- **Recorded information**

#####

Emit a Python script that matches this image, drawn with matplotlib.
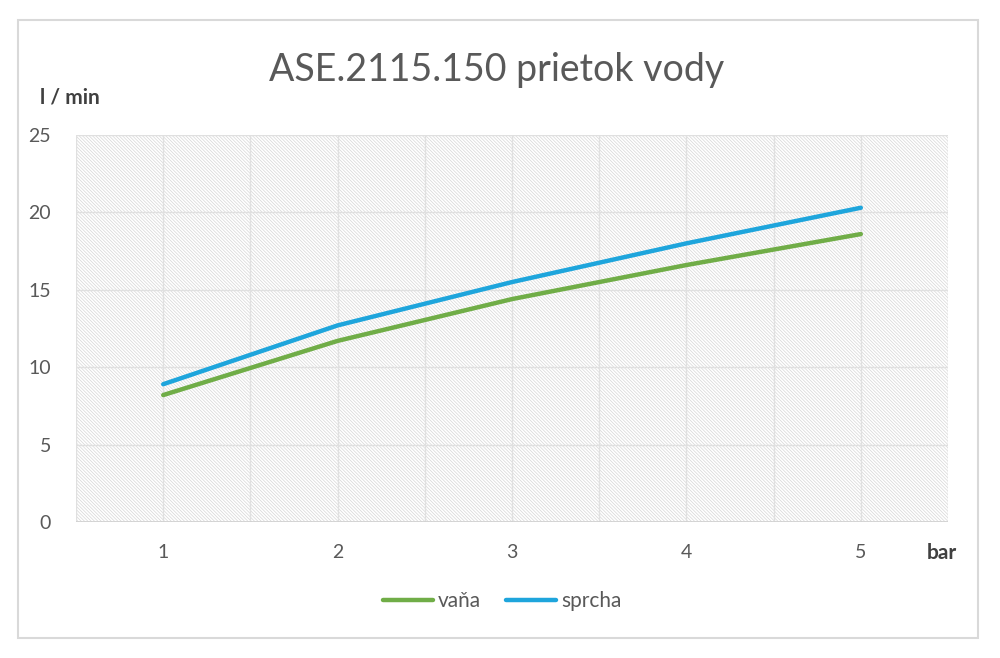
import matplotlib
matplotlib.use("Agg")
import matplotlib.pyplot as plt
from matplotlib.patches import Rectangle

pressure = [1, 2, 3, 4, 5]
x_labels = ["1", "2", "3", "4", "5"]
vana = [8.2, 11.7, 14.4, 16.6, 18.6]
sprcha = [8.9, 12.7, 15.5, 18.0, 20.3]
y_ticks = [0, 5, 10, 15, 20, 25]

plt.rcParams['font.family'] = ['Lato', 'DejaVu Sans']
plt.rcParams['hatch.color'] = '#d6d6d6'
plt.rcParams['hatch.linewidth'] = 0.5

fig = plt.figure(figsize=(10, 6.58), dpi=100)
fig.patch.set_facecolor('white')

# outer frame
frame = Rectangle((0.018, 1 - 638 / 658), 0.96, (638 - 20) / 658, transform=fig.transFigure,
                  fill=False, edgecolor='#d9d9d9', linewidth=1.5)
fig.patches.append(frame)

ax = fig.add_axes([0.076, 1 - 522 / 658, 0.872, (522 - 135) / 658])
ax.set_xlim(0.5, 5.5)
ax.set_ylim(0, 25)

ax.add_patch(Rectangle((0, 0), 1, 1, transform=ax.transAxes, facecolor='white',
                       edgecolor='#d6d6d6', hatch='\\' * 10, linewidth=0, zorder=0))

# gridlines
for xv in [0.5 + 0.5 * i for i in range(11)]:
    ax.axvline(xv, color='#e0e0e0', linewidth=1.0, zorder=1)
for yv in y_ticks:
    ax.axhline(yv, color='#e0e0e0', linewidth=1.0, zorder=1)
ax.axhline(0, color='#d0d0d0', linewidth=1.2, zorder=2)

ax.plot(pressure, vana, color='#70ad47', linewidth=3.2, solid_capstyle='round', label='vaňa', zorder=3)
ax.plot(pressure, sprcha, color='#1ea5dc', linewidth=3.2, solid_capstyle='round', label='sprcha', zorder=3)

for s in ax.spines.values():
    s.set_visible(False)
ax.set_xticks(pressure)
ax.set_xticklabels(x_labels)
ax.set_yticks(y_ticks)
ax.tick_params(length=0, labelsize=14, colors='#595959')
ax.tick_params(axis='x', pad=16)
ax.tick_params(axis='y', pad=18)

fig.text(0.497, 1 - 70 / 658, 'ASE.2115.150 prietok vody', ha='center', va='center',
         fontsize=27, color='#595959', fontweight='normal')
fig.text(0.040, 1 - 98 / 658, 'l / min', ha='left', va='center', fontsize=15,
         fontweight='bold', color='#404040')
fig.text(0.942, 1 - 553 / 658, 'bar', ha='center', va='center', fontsize=15,
         fontweight='bold', color='#404040')

leg = ax.legend(loc='center', bbox_to_anchor=(0.502, 1 - 601 / 658), bbox_transform=fig.transFigure,
                ncol=2, frameon=False, fontsize=15, handlelength=2.4, handletextpad=0.25,
                columnspacing=1.2)
for t in leg.get_texts():
    t.set_color('#595959')

fig.savefig('out.png', dpi=100)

#####

- **Task directions**
Go from the first line of the data above to the line containing "y_ticks = [0, 5, 10, 15, 20, 25]" and retype exactly those lines, both included, but none of the pictures.

- **Expected output**
Emit a Python script that matches this image, drawn with matplotlib.
import matplotlib
matplotlib.use("Agg")
import matplotlib.pyplot as plt
from matplotlib.patches import Rectangle

pressure = [1, 2, 3, 4, 5]
x_labels = ["1", "2", "3", "4", "5"]
vana = [8.2, 11.7, 14.4, 16.6, 18.6]
sprcha = [8.9, 12.7, 15.5, 18.0, 20.3]
y_ticks = [0, 5, 10, 15, 20, 25]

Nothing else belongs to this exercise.